Neil: Oh, how exciting. We got a sneak peek!
Gary: Yep! Yeah, the publisher, it’s CRC Press but they…because of marketing you can’t really do too much yet. So, but talking about…that’s not a problem.
Neil: Awesome; very exciting. I cannot wait to read it.
Gary: I hope so! I hope it’s a good resource for anybody who has to try to teach responsive…it also could be used for some of the principles are the same for interactive…for app design but it’s primarily for web; responsive design.
Neil: Great. All right, well thank you for your time and being on here and I wish you the best…
Gary: Thanks for thinking of me!
Neil: Yeah, absolutely, I wish you the best of luck going through the tenure process too.
Gary: Oh, you know what? You asked one of your questions that you pre-sent…
Neil: Sure.
Gary: …I don’t have an answer for, but I do want to talk to you about. You said, anyone I want to nominate, and while I don’t have anyone that I can think to nominate, I am fascinated by people who are already tenured but who transfer positions. So, do they transfer their full Professor or Associate Professor over to a new institution, do they have to start over, what does that whole process look like? So I don’t know if that’s something that’s interesting to you or not or fits within the grand scheme of your podcast but that’s a question I’d like to know the answer to.
Neil: Well, I think as time goes along and I myself get through the tenure process, that might be applicable!

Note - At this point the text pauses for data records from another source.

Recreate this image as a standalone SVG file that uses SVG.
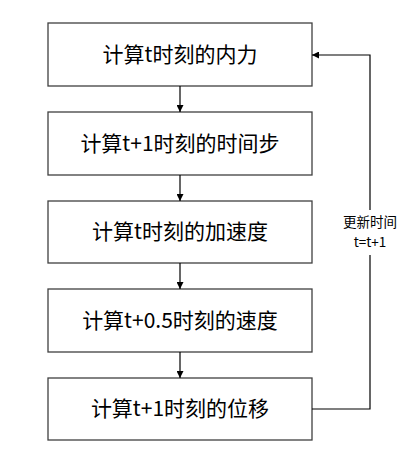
<svg xmlns="http://www.w3.org/2000/svg" width="417" height="451" viewBox="0 0 417 451">
<style>
.box{fill:#fff;stroke:#404040;stroke-width:1.3}
.t{font-family:"Microsoft YaHei","Noto Sans CJK SC",sans-serif;font-size:21px;fill:#000;text-anchor:middle}
.s{font-family:"Microsoft YaHei","Noto Sans CJK SC",sans-serif;font-size:13.5px;fill:#000;text-anchor:middle}
.c{fill:none;stroke:#000;stroke-width:1.2}
</style>
<defs>
<marker id="a" viewBox="0 0 10 10" refX="10" refY="5" markerWidth="7" markerHeight="7" markerUnits="userSpaceOnUse" orient="auto"><path d="M0,0L10,5L0,10z" fill="#000"/></marker>
</defs>
<rect width="417" height="451" fill="#fff"/>
<g id="n1"><rect class="box" x="48" y="23" width="264" height="63"/><text class="t" x="180" y="62">计算t时刻的内力</text></g>
<g id="n2"><rect class="box" x="48" y="112" width="264" height="63"/><text class="t" x="180" y="151">计算t+1时刻的时间步</text></g>
<g id="n3"><rect class="box" x="48" y="201" width="264" height="62"/><text class="t" x="180" y="239">计算t时刻的加速度</text></g>
<g id="n4"><rect class="box" x="48" y="289" width="264" height="63"/><text class="t" x="180" y="328">计算t+0.5时刻的速度</text></g>
<g id="n5"><rect class="box" x="48" y="378" width="264" height="62"/><text class="t" x="180" y="416">计算t+1时刻的位移</text></g>
<g id="connectors">
<line class="c" x1="180" y1="86" x2="180" y2="112" marker-end="url(#a)"/>
<line class="c" x1="180" y1="175" x2="180" y2="201" marker-end="url(#a)"/>
<line class="c" x1="180" y1="263" x2="180" y2="289" marker-end="url(#a)"/>
<line class="c" x1="180" y1="352" x2="180" y2="378" marker-end="url(#a)"/>
<polyline class="c" points="312,409 370,409 370,255"/>
<polyline class="c" points="370,210 370,55 312,55" marker-end="url(#a)"/>
<text class="s" x="370" y="227">更新时间</text>
<text class="s" x="370" y="247">t=t+1</text>
</g>
</svg>
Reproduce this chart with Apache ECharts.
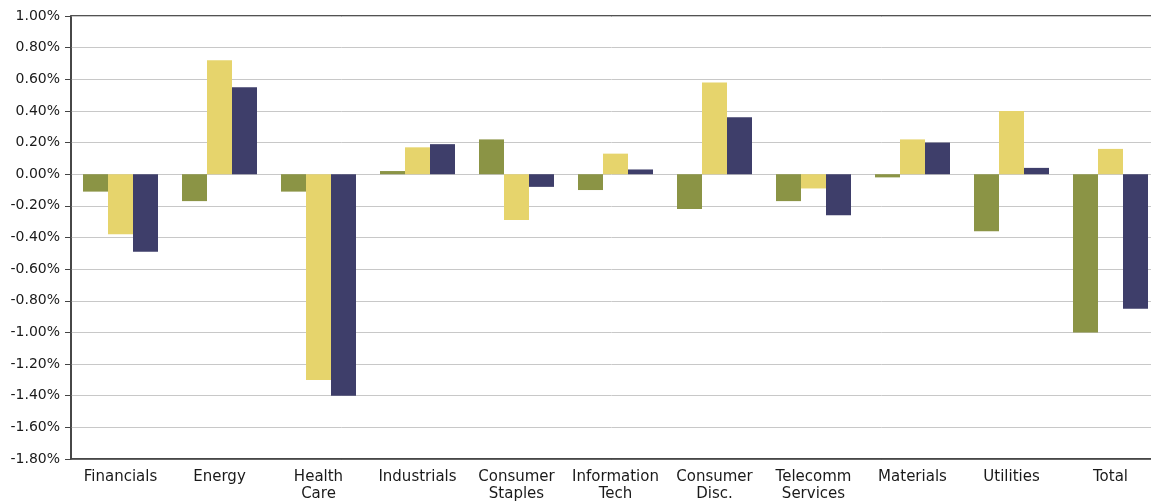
<!DOCTYPE html>
<html>
<head>
<meta charset="utf-8">
<script src="https://cdn.jsdelivr.net/npm/echarts@6/dist/echarts.min.js"></script>
<style>
html,body{margin:0;padding:0;background:#fff;}
#chart{width:1151px;height:504px;}
</style>
</head>
<body>
<div id="chart"></div>
<script>
const categories = ['Financials','Energy','Health\nCare','Industrials','Consumer\nStaples','Information\nTech','Consumer\nDisc.','Telecomm\nServices','Materials','Utilities','Total'];
const seriesA = [-0.11, -0.17, -0.11, 0.02, 0.22, -0.10, -0.22, -0.17, -0.02, -0.36, -1.00];
const seriesB = [-0.38, 0.72, -1.30, 0.17, -0.29, 0.13, 0.58, -0.09, 0.22, 0.40, 0.16];
const seriesC = [-0.49, 0.55, -1.40, 0.19, -0.08, 0.03, 0.36, -0.26, 0.20, 0.04, -0.85];
const yMin = -1.8, yMax = 1.0, yStep = 0.2;

const chart = echarts.init(document.getElementById('chart'), null, {renderer:'canvas'});
const barStyle = (c) => ({ type:'bar', barWidth:25, barGap:'0%', itemStyle:{color:c}, silent:true });
chart.setOption({
  animation:false,
  backgroundColor:'#ffffff',
  grid:{left:71, top:16, width:1089, height:443, outerBoundsMode:'none', containLabel:false,
        show:true, borderColor:'#1a1a1a', borderWidth:1.5, backgroundColor:'transparent'},
  xAxis:{
    type:'category', data:categories,
    axisLine:{onZero:false, lineStyle:{color:'#444', width:1.5}},
    axisTick:{alignWithLabel:true, length:5, lineStyle:{color:'#444'}},
    axisLabel:{fontFamily:'DejaVu Sans', fontSize:15, color:'#1a1a1a', margin:10, lineHeight:17, interval:0}
  },
  yAxis:{
    type:'value', min:yMin, max:yMax, interval:yStep,
    axisLine:{show:true, lineStyle:{color:'#444', width:1.5}},
    axisTick:{show:true, length:6, lineStyle:{color:'#444'}},
    splitLine:{lineStyle:{color:'#c8c8c8', width:1}},
    axisLabel:{fontFamily:'DejaVu Sans', fontSize:14, color:'#1a1a1a', margin:11,
      formatter:(v)=>v.toFixed(2)+'%'}
  },
  series:[
    Object.assign(barStyle('#8b9445'), {name:'A', data:seriesA}),
    Object.assign(barStyle('#e6d46c'), {name:'B', data:seriesB}),
    Object.assign(barStyle('#3e3e6a'), {name:'C', data:seriesC})
  ]
});
</script>
</body>
</html>
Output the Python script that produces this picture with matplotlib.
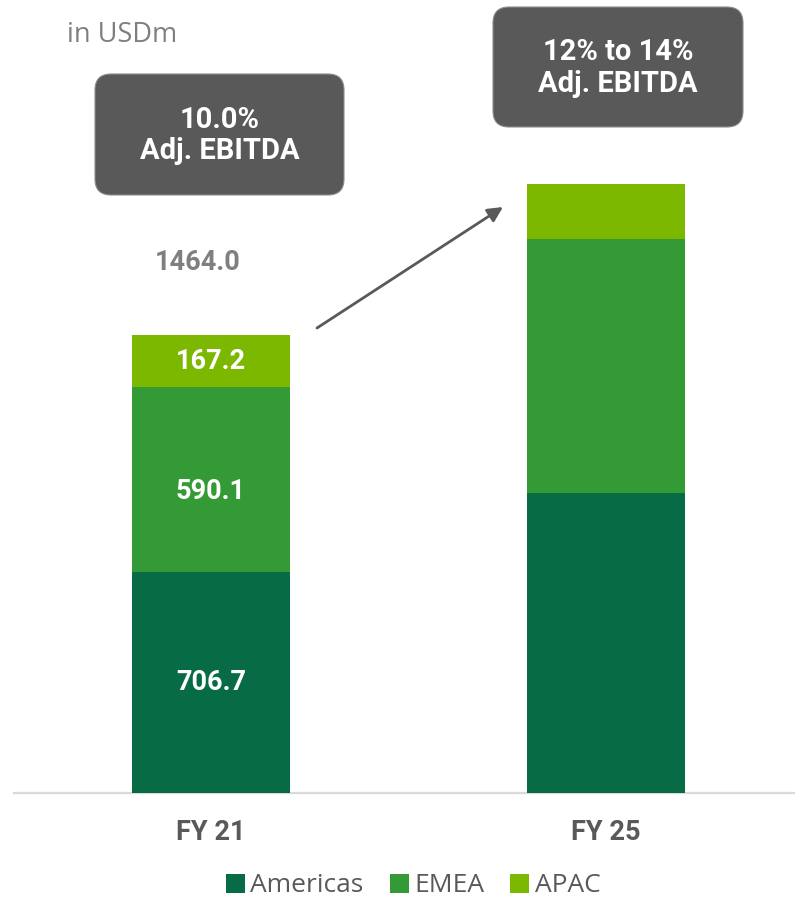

Gary: Well, you know, regardless of…don’t look at it as jumping ship because that’s not the intent of it, but it’s like, how do you build your career post-tenure, to make yourself ready for the next step? What is the next step? If you want a next step and so I mean, I’m going through that now because I’m like at the end of the six-year marathon so I’m now starting to contemplate what the next step is, so that’s why it’s…what is…what happens after you become Associate? So, anyway, that’s just how my mind works.
Neil: No, no and it’s been a question on my mind as well. What is the next step?
Gary: Um-hmm. I don’t know!
Neil: It’s too early to be at the end!
Gary: Yep. Exactly.
Neil: All right, well anyway, thank you again for your time.
Gary: Appreciate it.
Neil: And look forward to seeing you at the next conference.